--- Start ---

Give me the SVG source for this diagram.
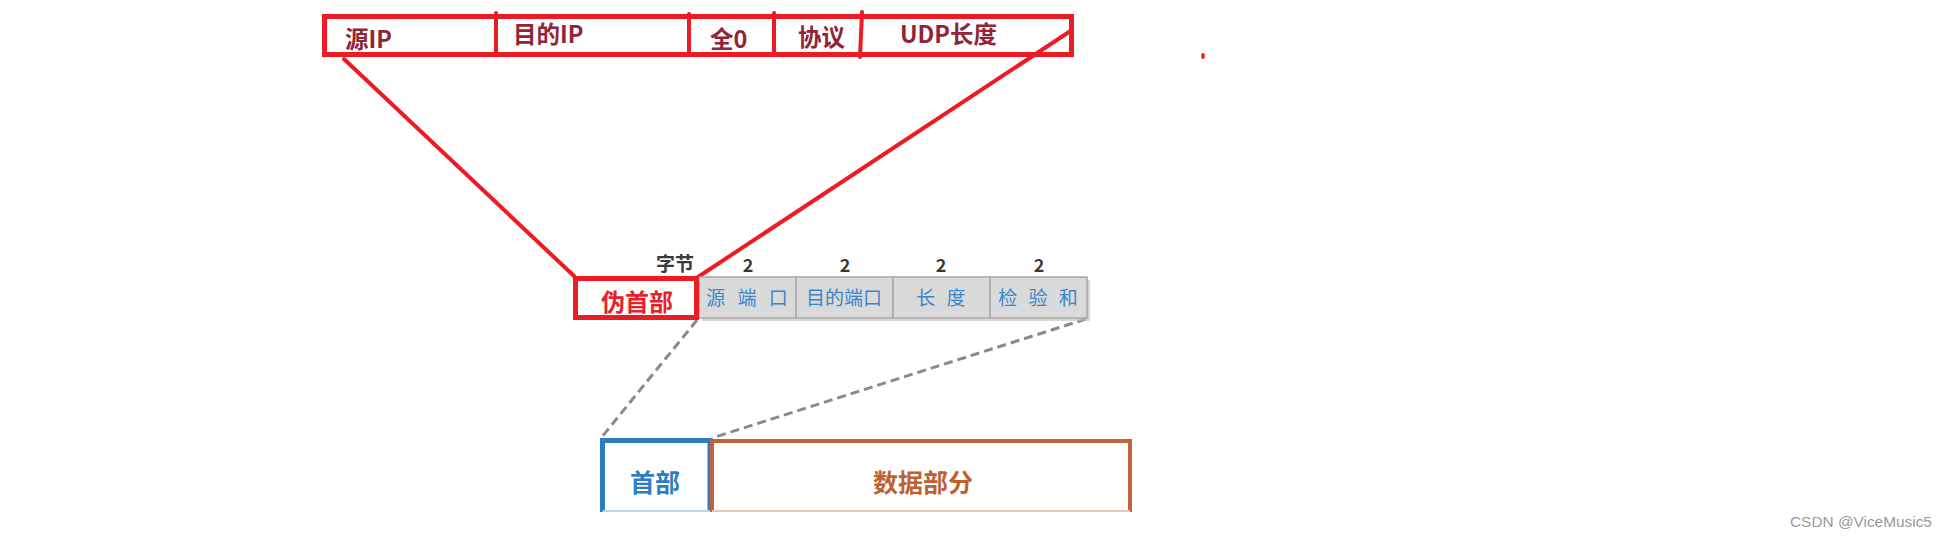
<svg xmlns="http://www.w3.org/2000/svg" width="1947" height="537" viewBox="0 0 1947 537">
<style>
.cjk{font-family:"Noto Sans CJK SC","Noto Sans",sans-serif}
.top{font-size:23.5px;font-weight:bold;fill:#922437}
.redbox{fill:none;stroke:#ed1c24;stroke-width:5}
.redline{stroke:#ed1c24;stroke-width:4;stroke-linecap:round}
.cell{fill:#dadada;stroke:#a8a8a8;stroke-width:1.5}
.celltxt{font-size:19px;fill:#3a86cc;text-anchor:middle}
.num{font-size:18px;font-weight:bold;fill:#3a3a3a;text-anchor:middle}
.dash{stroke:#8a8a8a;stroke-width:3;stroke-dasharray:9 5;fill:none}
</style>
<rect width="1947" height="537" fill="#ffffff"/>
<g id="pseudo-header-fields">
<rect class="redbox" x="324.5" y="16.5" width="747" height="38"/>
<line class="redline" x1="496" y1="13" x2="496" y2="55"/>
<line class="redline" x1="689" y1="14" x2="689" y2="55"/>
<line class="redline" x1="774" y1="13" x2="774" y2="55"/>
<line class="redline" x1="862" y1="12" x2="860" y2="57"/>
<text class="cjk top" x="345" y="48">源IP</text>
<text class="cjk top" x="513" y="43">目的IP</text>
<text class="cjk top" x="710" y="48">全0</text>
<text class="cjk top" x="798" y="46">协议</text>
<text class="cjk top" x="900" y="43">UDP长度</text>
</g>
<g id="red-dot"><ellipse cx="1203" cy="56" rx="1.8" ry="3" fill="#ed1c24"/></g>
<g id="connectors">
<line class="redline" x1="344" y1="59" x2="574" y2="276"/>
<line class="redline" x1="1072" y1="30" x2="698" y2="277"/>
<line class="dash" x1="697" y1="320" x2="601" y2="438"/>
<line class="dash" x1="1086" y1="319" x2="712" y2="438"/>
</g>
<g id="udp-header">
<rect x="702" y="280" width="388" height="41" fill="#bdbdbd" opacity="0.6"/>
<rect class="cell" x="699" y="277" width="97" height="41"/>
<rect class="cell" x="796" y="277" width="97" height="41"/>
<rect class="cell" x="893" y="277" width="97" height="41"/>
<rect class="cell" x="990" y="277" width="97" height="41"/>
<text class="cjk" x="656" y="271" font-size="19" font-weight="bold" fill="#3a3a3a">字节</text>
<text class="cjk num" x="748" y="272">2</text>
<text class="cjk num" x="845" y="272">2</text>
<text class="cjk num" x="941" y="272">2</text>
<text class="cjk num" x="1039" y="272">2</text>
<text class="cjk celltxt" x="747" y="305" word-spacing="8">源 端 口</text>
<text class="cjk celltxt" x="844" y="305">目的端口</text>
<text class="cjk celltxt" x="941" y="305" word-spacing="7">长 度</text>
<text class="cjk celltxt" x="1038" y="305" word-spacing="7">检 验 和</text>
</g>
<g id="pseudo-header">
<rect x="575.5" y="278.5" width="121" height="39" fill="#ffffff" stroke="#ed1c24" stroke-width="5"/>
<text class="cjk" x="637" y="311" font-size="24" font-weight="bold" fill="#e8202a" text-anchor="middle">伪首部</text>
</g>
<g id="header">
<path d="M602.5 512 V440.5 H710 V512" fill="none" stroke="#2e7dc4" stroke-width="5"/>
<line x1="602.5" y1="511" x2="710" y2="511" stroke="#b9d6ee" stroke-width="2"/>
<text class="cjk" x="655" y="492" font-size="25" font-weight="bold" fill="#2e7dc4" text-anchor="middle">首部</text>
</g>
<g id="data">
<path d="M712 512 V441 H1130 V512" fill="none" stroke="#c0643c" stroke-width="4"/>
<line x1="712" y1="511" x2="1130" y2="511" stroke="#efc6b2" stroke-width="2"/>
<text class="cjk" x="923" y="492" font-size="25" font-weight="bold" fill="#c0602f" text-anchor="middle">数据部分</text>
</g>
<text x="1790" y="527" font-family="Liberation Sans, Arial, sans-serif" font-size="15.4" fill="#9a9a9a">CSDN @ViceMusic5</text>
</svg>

--- End ---

WHAT TO WORK ON
Quote the data above in full and without alteration; skip the pictures.

THE COMPLETED TASK
Give me the SVG source for this diagram.
<svg xmlns="http://www.w3.org/2000/svg" width="1947" height="537" viewBox="0 0 1947 537">
<style>
.cjk{font-family:"Noto Sans CJK SC","Noto Sans",sans-serif}
.top{font-size:23.5px;font-weight:bold;fill:#922437}
.redbox{fill:none;stroke:#ed1c24;stroke-width:5}
.redline{stroke:#ed1c24;stroke-width:4;stroke-linecap:round}
.cell{fill:#dadada;stroke:#a8a8a8;stroke-width:1.5}
.celltxt{font-size:19px;fill:#3a86cc;text-anchor:middle}
.num{font-size:18px;font-weight:bold;fill:#3a3a3a;text-anchor:middle}
.dash{stroke:#8a8a8a;stroke-width:3;stroke-dasharray:9 5;fill:none}
</style>
<rect width="1947" height="537" fill="#ffffff"/>
<g id="pseudo-header-fields">
<rect class="redbox" x="324.5" y="16.5" width="747" height="38"/>
<line class="redline" x1="496" y1="13" x2="496" y2="55"/>
<line class="redline" x1="689" y1="14" x2="689" y2="55"/>
<line class="redline" x1="774" y1="13" x2="774" y2="55"/>
<line class="redline" x1="862" y1="12" x2="860" y2="57"/>
<text class="cjk top" x="345" y="48">源IP</text>
<text class="cjk top" x="513" y="43">目的IP</text>
<text class="cjk top" x="710" y="48">全0</text>
<text class="cjk top" x="798" y="46">协议</text>
<text class="cjk top" x="900" y="43">UDP长度</text>
</g>
<g id="red-dot"><ellipse cx="1203" cy="56" rx="1.8" ry="3" fill="#ed1c24"/></g>
<g id="connectors">
<line class="redline" x1="344" y1="59" x2="574" y2="276"/>
<line class="redline" x1="1072" y1="30" x2="698" y2="277"/>
<line class="dash" x1="697" y1="320" x2="601" y2="438"/>
<line class="dash" x1="1086" y1="319" x2="712" y2="438"/>
</g>
<g id="udp-header">
<rect x="702" y="280" width="388" height="41" fill="#bdbdbd" opacity="0.6"/>
<rect class="cell" x="699" y="277" width="97" height="41"/>
<rect class="cell" x="796" y="277" width="97" height="41"/>
<rect class="cell" x="893" y="277" width="97" height="41"/>
<rect class="cell" x="990" y="277" width="97" height="41"/>
<text class="cjk" x="656" y="271" font-size="19" font-weight="bold" fill="#3a3a3a">字节</text>
<text class="cjk num" x="748" y="272">2</text>
<text class="cjk num" x="845" y="272">2</text>
<text class="cjk num" x="941" y="272">2</text>
<text class="cjk num" x="1039" y="272">2</text>
<text class="cjk celltxt" x="747" y="305" word-spacing="8">源 端 口</text>
<text class="cjk celltxt" x="844" y="305">目的端口</text>
<text class="cjk celltxt" x="941" y="305" word-spacing="7">长 度</text>
<text class="cjk celltxt" x="1038" y="305" word-spacing="7">检 验 和</text>
</g>
<g id="pseudo-header">
<rect x="575.5" y="278.5" width="121" height="39" fill="#ffffff" stroke="#ed1c24" stroke-width="5"/>
<text class="cjk" x="637" y="311" font-size="24" font-weight="bold" fill="#e8202a" text-anchor="middle">伪首部</text>
</g>
<g id="header">
<path d="M602.5 512 V440.5 H710 V512" fill="none" stroke="#2e7dc4" stroke-width="5"/>
<line x1="602.5" y1="511" x2="710" y2="511" stroke="#b9d6ee" stroke-width="2"/>
<text class="cjk" x="655" y="492" font-size="25" font-weight="bold" fill="#2e7dc4" text-anchor="middle">首部</text>
</g>
<g id="data">
<path d="M712 512 V441 H1130 V512" fill="none" stroke="#c0643c" stroke-width="4"/>
<line x1="712" y1="511" x2="1130" y2="511" stroke="#efc6b2" stroke-width="2"/>
<text class="cjk" x="923" y="492" font-size="25" font-weight="bold" fill="#c0602f" text-anchor="middle">数据部分</text>
</g>
<text x="1790" y="527" font-family="Liberation Sans, Arial, sans-serif" font-size="15.4" fill="#9a9a9a">CSDN @ViceMusic5</text>
</svg>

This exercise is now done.